In this study, a method for obtaining a highly synchronous ring-stage culture of P. knowlesi is reported. The method is a modification of the standard sorbitol synchronization protocol of P. falciparum which does not work with the human adapted A1-H.1 line of P. knowlesi [15]. It was found that replacing sorbitol with GuHCl can achieve synchronization of this parasite.

The resistance of A1-H.1 to sorbitol is surprising for two reasons. Firstly, aside from a few purposefully selected P. falciparum laboratory lines [16,17,18], NPPs are considered conserved across Plasmodium species [14, 19,20,21]. Secondly, rhesus RBCs infected with P. knowlesi from in vitro culture are sensitive to sorbitol treatment [22]. The low sorbitol permeability of the A1-H.1 strain in human RBCs observed here may be due to mutations or epigenetic changes that occurred during the parasite’s adaptation to in vitro culture in human RBCs. The prime candidates for this permeability change are the RhopH complex components whose role was previously implicated in the NPPs activity [23,24,25]. Alternatively, a specific human RBC protein(s) may influence NPPs function. A comparison of the NPPs properties of A1-H.1 infected rhesus and human RBCs should be able to shed light on this divergence.
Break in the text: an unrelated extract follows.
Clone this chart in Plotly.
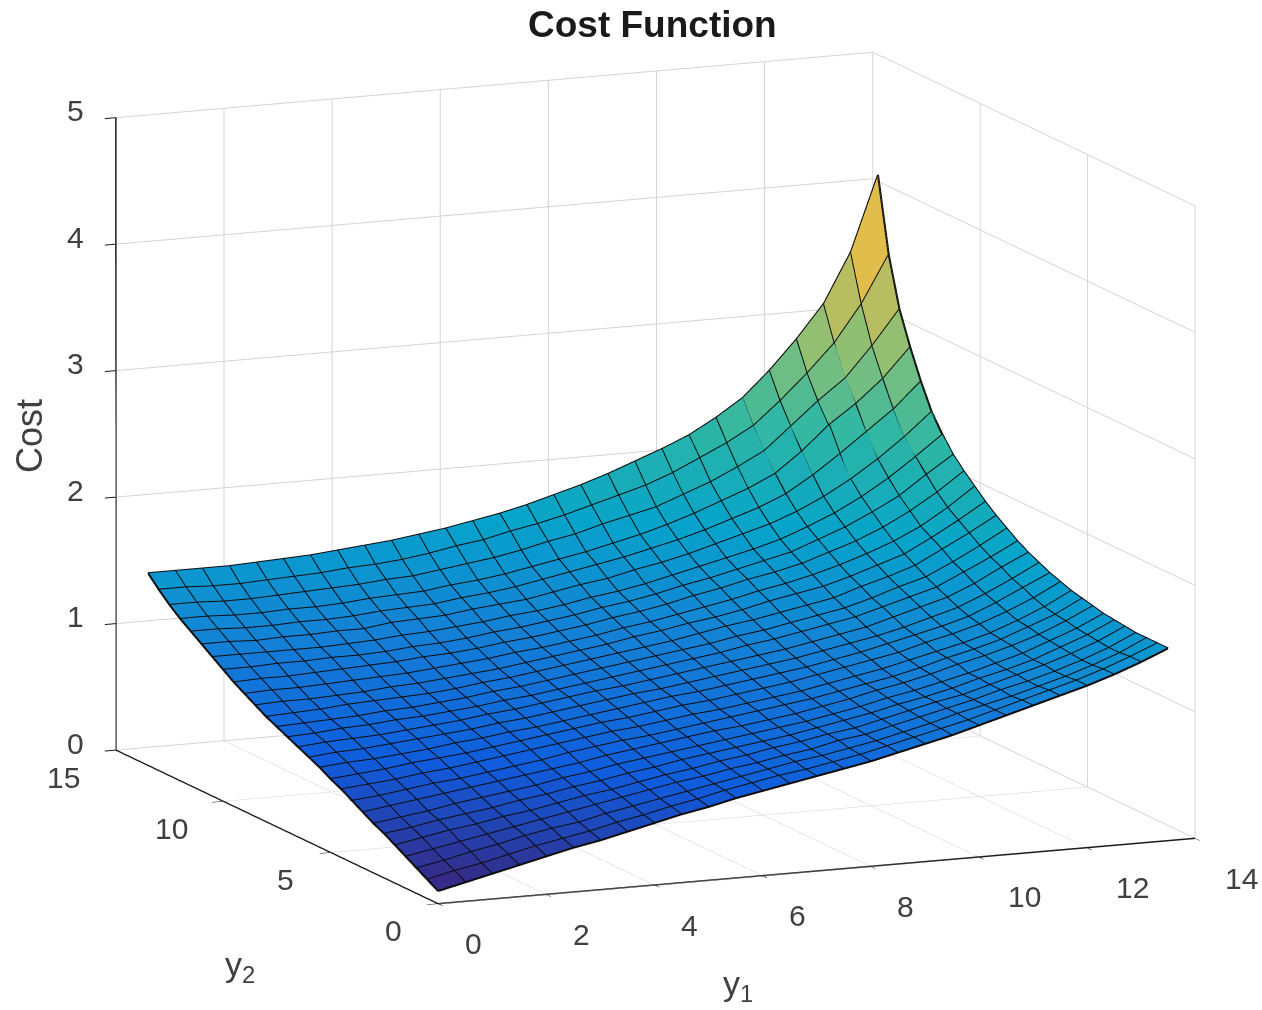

Several techniques are available to enrich the Plasmodium parasites at a specific stage. Most of them were developed for P. falciparum, including physical separation based on differential density [10], temperature cycling [26], cell cycle inhibitors [27], magnetic column purification [7, 8, 28], and Plasmion [11, 29]. For P. knowlesi, density centrifugation and magnetic purification have been used to isolate mature stages [6, 30, 31]. Besides these methods, the recent report of merozoite invasion inhibition by heparin and sulfated polymers suggests that these inhibitors may also be a viable alternative for parasite synchronization [32]. The method of GuHCl synchronization here offers another means to obtain the ring stage. The advantage of this method is that it is simple, fast, and scalable.

Besides P. knowlesi A1-H.1, there are other lines of P. knowlesi that have been adapted for long-term in vitro culture. These include the original H strain adapted to grow in rhesus RBCs [33] and the Hhu line adapted to grow in human RBCs [5]. In this study, the GuHCl synchronization method was tested only with A1-H.1 grown in human RBCs. How well the method performs with the H and Hhu lines is currently not known, nor is the effectiveness of the method for the A1-H.1 line grown in simian RBCs. However, because high guanidinium permeability of infected RBCs has been observed even with distantly related P. falciparum [34], it is possible that the GuHCl synchronization method will work universally well with other P. knowlesi lines as well as with P. falciparum.

Limitations

GuHCl synchronization is routinely used in the authors’ laboratory. While this method works well and yields healthy ring-stage parasites most of the time, it can sometimes result in parasites with a slow multiplication rate, a risk revealed in Fig. 4c. The reason for this phenomenon is still unclear, but it may limit the utility of this method when delayed parasite growth needs to be avoided. Normal multiplication rates usually resume within one or two cycles.

Conclusions

This study demonstrates the utility of GuHCl as an effective means for synchronization of the ring-stage P. knowlesi A1-H.1 in vitro culture in human RBCs. The failure of sorbitol to synchronize this line of parasite suggests that NPPs of this parasite line has a distinct solute permeability profile when compared to that of P. falciparum. The methodology described could be applied to identify a solute appropriate for osmotic synchronization of other parasite or parasite lines that may be resistant to sorbitol or guanidine treatment.